Well, no, not yet. But we do at least have some idea about where we are going for once.

After spending far too much time dreaming up schemes that have no immediate hope of being realised, and after having a bit of a chat with Gilly, who cut straight through all the crap as usual, we're back on notch 8 - or whatever the diesel equivalent of full steam ahead is - on 2mm finescale.

So, Coales Mill Yard was extracted from the filing system, stock and progress to date were appraised, and work restarted in earnest.

One thing I've found very helpful is that I now keep a worksheet for the layout, which is divided into strips from back to front, A to G, I think it is, and each feature has numbers, 1 up, from left to right. So the building I’m working on tonight is B2, while the structure started yesterday is D5. I'm generally working from the back forward, because that's where the Mill is. The worksheet lists each feature and then there is a section for each feature with notes and photos, task lists, and queries.

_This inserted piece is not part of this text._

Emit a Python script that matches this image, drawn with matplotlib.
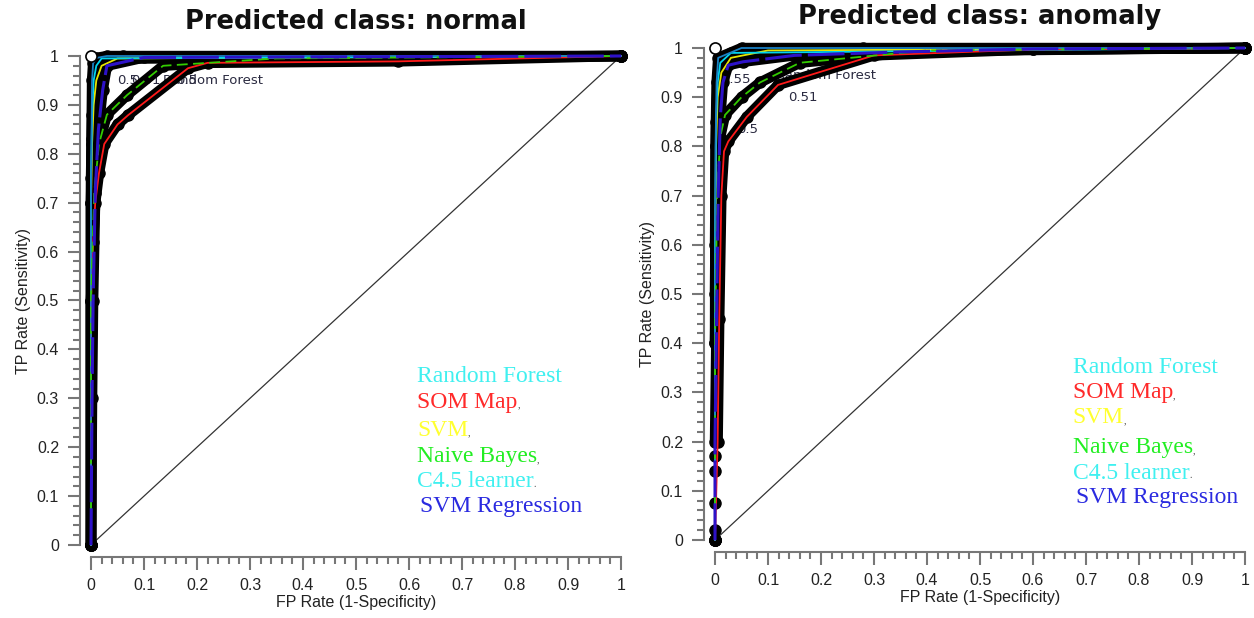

I find it helps focus and lets meet work stuff out better.

So B2 is a rather odd structure visible to the left as you gaze through the main gates of my the Mill, a square brick structure with a pitched roof that widens as it goes away from you. The upper story, which is corrugated iron faced, angles out from the gable nearest to you, so that it meets the wider angle at the other end. The resulting slate roof is a very odd shape. The brick part is only about a quarter of the length of the building, the remaining ground floor being left open fronted, with a store or shelter beneath the floor above. The corrugated iron has a door and some windows, and a fair amount of damage at the lower edge.

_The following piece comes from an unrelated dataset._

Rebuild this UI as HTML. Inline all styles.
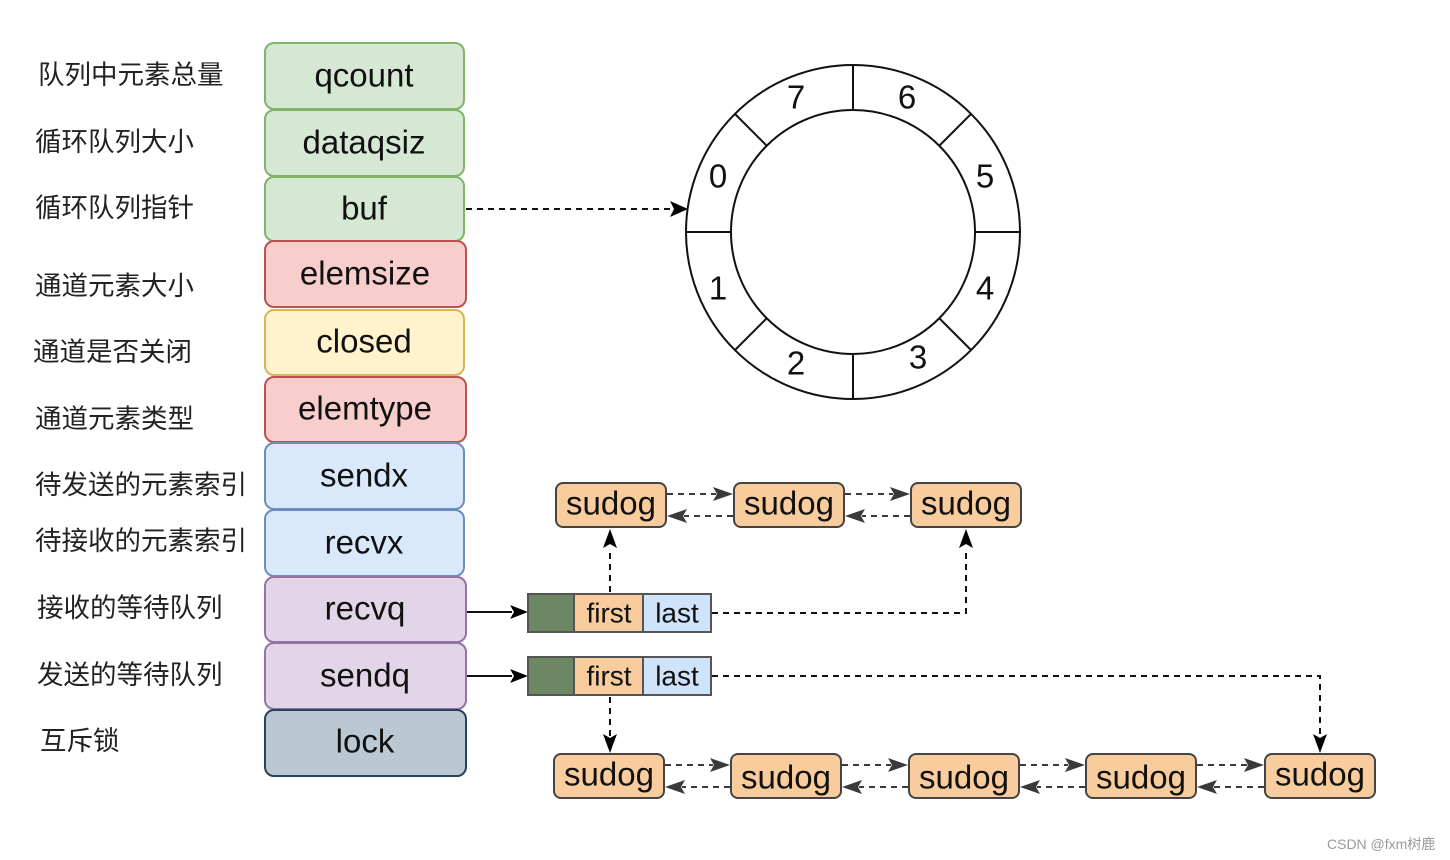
<!DOCTYPE html>
<html><head><meta charset="utf-8"><style>
html,body{margin:0;padding:0;background:#fff;}
svg{display:block;}
.zh{font-family:"Liberation Sans","Noto Sans CJK SC",sans-serif;font-size:26.5px;fill:#222;}
.f{font-family:"Liberation Sans",sans-serif;fill:#111;}
</style></head><body>
<svg width="1450" height="860" viewBox="0 0 1450 860" xmlns="http://www.w3.org/2000/svg">
<g class="zh" dominant-baseline="central">
<text x="38" y="75">队列中元素总量</text>
<text x="35" y="142">循环队列大小</text>
<text x="35" y="208">循环队列指针</text>
<text x="35" y="286">通道元素大小</text>
<text x="33" y="352">通道是否关闭</text>
<text x="35" y="419">通道元素类型</text>
<text x="35" y="485">待发送的元素索引</text>
<text x="35" y="541">待接收的元素索引</text>
<text x="37" y="608">接收的等待队列</text>
<text x="37" y="675">发送的等待队列</text>
<text x="40" y="741">互斥锁</text>
</g>
<g stroke-width="2">
<rect x="265" y="43" width="199" height="66" rx="9" fill="#d5e8d4" stroke="#82b366"/>
<rect x="265" y="110" width="199" height="66" rx="9" fill="#d5e8d4" stroke="#82b366"/>
<rect x="265" y="177" width="199" height="64" rx="9" fill="#d5e8d4" stroke="#82b366"/>
<rect x="265" y="241" width="201" height="66" rx="9" fill="#f8cecc" stroke="#b85450"/>
<rect x="265" y="310" width="199" height="65" rx="9" fill="#fff2cc" stroke="#d6b656"/>
<rect x="265" y="377" width="201" height="65" rx="9" fill="#f8cecc" stroke="#b85450"/>
<rect x="265" y="443" width="199" height="66" rx="9" fill="#dae8fc" stroke="#6c8ebf"/>
<rect x="265" y="510" width="199" height="66" rx="9" fill="#dae8fc" stroke="#6c8ebf"/>
<rect x="265" y="577" width="201" height="65" rx="9" fill="#e1d5e7" stroke="#9673a6"/>
<rect x="265" y="643" width="201" height="66" rx="9" fill="#e1d5e7" stroke="#9673a6"/>
<rect x="265" y="710" width="201" height="66" rx="9" fill="#bac8d3" stroke="#23445d"/>
</g>
<g class="f" font-size="33" text-anchor="middle" dominant-baseline="central">
<text x="364" y="75">qcount</text>
<text x="364" y="142">dataqsiz</text>
<text x="364" y="208">buf</text>
<text x="365" y="273">elemsize</text>
<text x="364" y="341">closed</text>
<text x="365" y="408">elemtype</text>
<text x="364" y="475">sendx</text>
<text x="364" y="542">recvx</text>
<text x="365" y="608">recvq</text>
<text x="365" y="675">sendq</text>
<text x="365" y="741">lock</text>
</g>
<g fill="none" stroke="#111" stroke-width="2">
<circle cx="853" cy="232" r="167"/>
<circle cx="853" cy="232" r="122"/>
<line x1="853" y1="65" x2="853" y2="110"/>
<line x1="853" y1="354" x2="853" y2="399"/>
<line x1="686" y1="232" x2="731" y2="232"/>
<line x1="975" y1="232" x2="1020" y2="232"/>
<line x1="735" y1="114" x2="767" y2="146"/>
<line x1="971" y1="114" x2="939" y2="146"/>
<line x1="735" y1="350" x2="767" y2="318"/>
<line x1="971" y1="350" x2="939" y2="318"/>
</g>
<g class="f" font-size="33" text-anchor="middle" dominant-baseline="central">
<text x="796" y="97">7</text><text x="907" y="97">6</text>
<text x="718" y="176">0</text><text x="985" y="176">5</text>
<text x="718" y="288">1</text><text x="985" y="288">4</text>
<text x="796" y="363">2</text><text x="918" y="357">3</text>
</g>
<!-- connectors -->
<g fill="none" stroke="#111" stroke-width="2" stroke-dasharray="6,5">
<path d="M466 209 L674 209"/>
<path d="M610 592 L610 548"/>
<path d="M712 613 L966 613 L966 548"/>
<path d="M610 697 L610 738"/>
<path d="M712 676 L1320 676 L1320 738"/>
</g>
<g fill="none" stroke="#111" stroke-width="2">
<path d="M467 612 L512 612"/>
<path d="M467 676 L512 676"/>
</g>
<g fill="#000">
<polygon points="688,209 670,201 674,209 670,217"/>
<polygon points="528,612 510,605 514,612 510,619"/>
<polygon points="528,676 510,669 514,676 510,683"/>
<polygon points="610,529 603,548 610,544 617,548"/>
<polygon points="966,529 959,548 966,544 973,548"/>
<polygon points="610,753 603,734 610,738 617,734"/>
<polygon points="1320,753 1313,734 1320,738 1327,734"/>
</g>
<g stroke="#555" stroke-width="2">
<rect x="528" y="594" width="46" height="38" fill="#6d8764"/>
<rect x="574" y="594" width="69" height="38" fill="#f8cc9c"/>
<rect x="643" y="594" width="68" height="38" fill="#cfe3fb"/>
<rect x="528" y="657" width="46" height="38" fill="#6d8764"/>
<rect x="574" y="657" width="69" height="38" fill="#f8cc9c"/>
<rect x="643" y="657" width="68" height="38" fill="#cfe3fb"/>
</g>
<g class="f" font-size="28" text-anchor="middle" dominant-baseline="central">
<text x="609" y="613">first</text><text x="677" y="613">last</text>
<text x="609" y="676">first</text><text x="677" y="676">last</text>
</g>
<g stroke="#444" stroke-width="2" fill="#f8cc9c">
<rect x="556" y="483" width="110" height="44" rx="7"/>
<rect x="734" y="483" width="110" height="44" rx="7"/>
<rect x="911" y="483" width="110" height="44" rx="7"/>
<rect x="554" y="754" width="110" height="44" rx="7"/>
<rect x="731" y="754" width="110" height="44" rx="7"/>
<rect x="909" y="754" width="110" height="44" rx="7"/>
<rect x="1086" y="754" width="110" height="44" rx="7"/>
<rect x="1265" y="754" width="110" height="44" rx="7"/>
</g>
<g class="f" font-size="33" text-anchor="middle" dominant-baseline="central">
<text x="611" y="503">sudog</text><text x="789" y="503">sudog</text><text x="966" y="503">sudog</text>
<text x="609" y="774">sudog</text><text x="786" y="777">sudog</text><text x="964" y="777">sudog</text><text x="1141" y="777">sudog</text><text x="1320" y="774">sudog</text>
</g>
<g fill="none" stroke="#3a3a3a" stroke-width="2" stroke-dasharray="6,5">
<path d="M667 494 L716 494"/><path d="M733 516 L684 516"/>
<path d="M845 494 L893 494"/><path d="M910 516 L862 516"/>
<path d="M665 765 L713 765"/><path d="M730 787 L682 787"/>
<path d="M842 765 L891 765"/><path d="M908 787 L859 787"/>
<path d="M1020 765 L1068 765"/><path d="M1085 787 L1037 787"/>
<path d="M1197 765 L1247 765"/><path d="M1264 787 L1214 787"/>
</g>
<g fill="#3a3a3a">
<polygon points="733,494 713,487 717,494 713,501"/>
<polygon points="667,516 687,509 683,516 687,523"/>
<polygon points="910,494 890,487 894,494 890,501"/>
<polygon points="845,516 865,509 861,516 865,523"/>
<polygon points="730,765 710,758 714,765 710,772"/>
<polygon points="665,787 685,780 681,787 685,794"/>
<polygon points="908,765 888,758 892,765 888,772"/>
<polygon points="842,787 862,780 858,787 862,794"/>
<polygon points="1085,765 1065,758 1069,765 1065,772"/>
<polygon points="1020,787 1040,780 1036,787 1040,794"/>
<polygon points="1264,765 1244,758 1248,765 1244,772"/>
<polygon points="1197,787 1217,780 1213,787 1217,794"/>
</g>
<text x="1327" y="849" font-family="Liberation Sans,Noto Sans CJK SC,sans-serif" font-size="14" fill="#999">CSDN @fxm树鹿</text>
</svg>
</body></html>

Which brings us to the corrugated iron, and how to represent it. The ridges are tiny in this scale, but I feel they should be represented somehow. The printed card just looks like planks to me. Research suggested using a roller made from a suitable coffee lid would suffice, but not having a suitable one to hand, I turned to 3D printing, found something that had replaceable rollers to suit various scales, and found somebody to print them up for me. These will arrive soon and will be in the next episode.

I do need quite a bit of corrugated iron, some of the small buildings along the sidings are also clad and roofed with it.